Water safety is becoming more of a priority for the nation’s game wardens, particularly in the state of Texas where at least a dozen people have died in water-related incidents since early May of this year.
Late spring and early summer typically see higher numbers of injuries and fatalities resulting from swimming and boating related incidents. This year, however, has already seen an unusually high number of these incidents and if the trend continues into the summer months, it could mean record numbers of injuries and deaths on Texas waters.
Game wardens around the country are teaming up with boater education experts in an effort to ensure that people are thoroughly informed about the dangers of water activities and how to avoid becoming a victim.
There were nearly 150 water-related accidents reported in Texas by the US Coast Guard, more than 30 of which resulted in the loss of life.
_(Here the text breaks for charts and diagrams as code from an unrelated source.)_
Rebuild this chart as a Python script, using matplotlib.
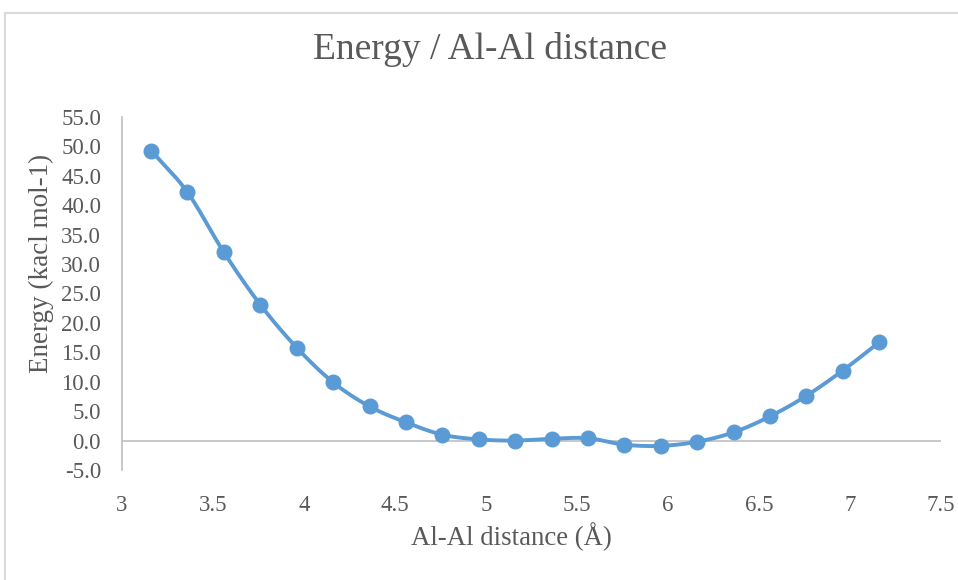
"""Energie en fonction de la distance Al-Al."""

import matplotlib
matplotlib.use("Agg")
import matplotlib.pyplot as plt
from matplotlib.patches import Rectangle
import numpy as np

# Donnees
distances = [3.16, 3.36, 3.56, 3.76, 3.96, 4.16, 4.36, 4.56, 4.76, 4.96,
             5.16, 5.36, 5.56, 5.76, 5.96, 6.16, 6.36, 6.56, 6.76, 6.96,
             7.16]
energies = [49.3, 42.2, 32.0, 23.1, 15.8, 9.9, 5.8, 3.1, 1.0, 0.2,
            0.0, 0.3, 0.4, -0.7, -0.9, -0.2, 1.4, 4.1, 7.6, 11.9,
            16.7]
y_ticks = np.arange(-5, 56, 5)
x_ticks = [3, 3.5, 4, 4.5, 5, 5.5, 6, 6.5, 7, 7.5]

bleu = "#5B9BD5"
gris = "#595959"


def lisser(x, y, n=20):
    """Courbe de Catmull-Rom passant par les points (rendu du trait)."""
    x = np.asarray(x, float)
    y = np.asarray(y, float)
    px = np.concatenate([[2 * x[0] - x[1]], x, [2 * x[-1] - x[-2]]])
    py = np.concatenate([[2 * y[0] - y[1]], y, [2 * y[-1] - y[-2]]])
    xs, ys = [], []
    t = np.linspace(0, 1, n, endpoint=False)
    for i in range(1, len(px) - 2):
        for p, out in ((px, xs), (py, ys)):
            p0, p1, p2, p3 = p[i - 1], p[i], p[i + 1], p[i + 2]
            out.extend(0.5 * (2 * p1 + (-p0 + p2) * t
                              + (2 * p0 - 5 * p1 + 4 * p2 - p3) * t ** 2
                              + (-p0 + 3 * p1 - 3 * p2 + p3) * t ** 3))
    xs.append(x[-1])
    ys.append(y[-1])
    return xs, ys


plt.rcParams['font.family'] = ['Liberation Serif', 'DejaVu Serif']

fig = plt.figure(figsize=(9.58, 5.8), dpi=100)
ax = fig.add_axes([0.1273, 0.1897, 0.855, 0.6086])

# Cadre gris clair autour du graphique
fig.patches.append(Rectangle((5 / 958, -0.1), 1.1, 1 - 13 / 580 + 0.1,
                             transform=fig.transFigure, fill=False,
                             edgecolor="#D9D9D9", linewidth=1.5))

xs, ys = lisser(distances, energies)
ax.plot(xs, ys, color=bleu, linewidth=2.8, zorder=3)
ax.plot(distances, energies, 'o', color=bleu, markersize=10.5, zorder=4)

ax.axhline(0, color="#BFBFBF", linewidth=1.2, zorder=1)

ax.set_xlim(3, 7.5)
ax.set_ylim(-5, 55)
ax.set_xticks(x_ticks)
ax.set_xticklabels([f"{v:g}" for v in x_ticks])
ax.set_yticks(y_ticks)
ax.set_yticklabels([f"{v:.1f}" for v in y_ticks])
ax.tick_params(length=0, labelsize=16.5, colors=gris)
ax.tick_params(axis='x', pad=18)
ax.tick_params(axis='y', pad=15)

for s in ['top', 'right', 'bottom']:
    ax.spines[s].set_visible(False)
ax.spines['left'].set_color("#BFBFBF")
ax.spines['left'].set_linewidth(1.2)

ax.set_xlabel("Al-Al distance (Å)", fontsize=19.3, color=gris)
ax.set_ylabel("Energy (kacl mol-1)", fontsize=19.5, color=gris)
ax.xaxis.set_label_coords(0.476, -0.148)
ax.yaxis.set_label_coords(-0.083, 0.586)
fig.text(490 / 958, 0.915, "Energy / Al-Al distance", fontsize=27,
         color=gris, ha='center', va='center')

plt.savefig("out.png", dpi=100)
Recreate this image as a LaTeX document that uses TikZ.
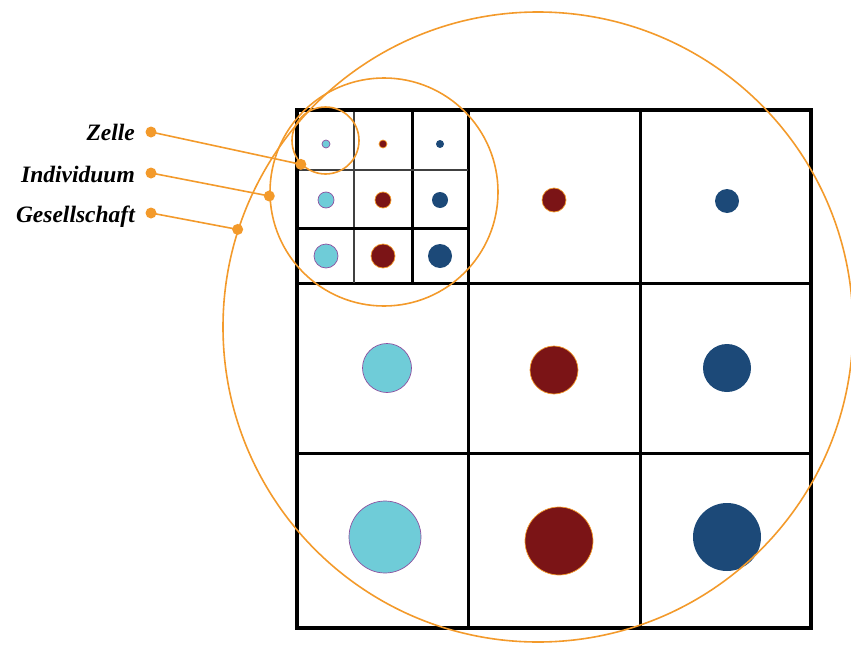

Almost 85 percent of these tragedies could have been prevented, as 85% of the reported incidents involved individuals who were not wearing life preserves.
Game wardens stress the importance of citizens adhering to Texas state laws that mandates that boats have one personal floatation device on board for each occupant. Children under the age of 13 are required by law to actually be wearing a floatation device when the boat is not docked or is drifting. Despite the mandates of Texas state law, Game wardens issued more than 700 citations in 2013 for children not wearing life preservers on the water.
Wardens have also pointed to intoxication as another major problem among boaters. Wardens issued more than 200 citations in Texas in 2013 to individuals who were found to be intoxicated while operating a watercraft. According to the Assistant Commander for Marine Enforcement in Texas, wardens will be exercising an added degree of vigilance in patrolling the waters in the state of Texas looking for individuals who are intoxicated.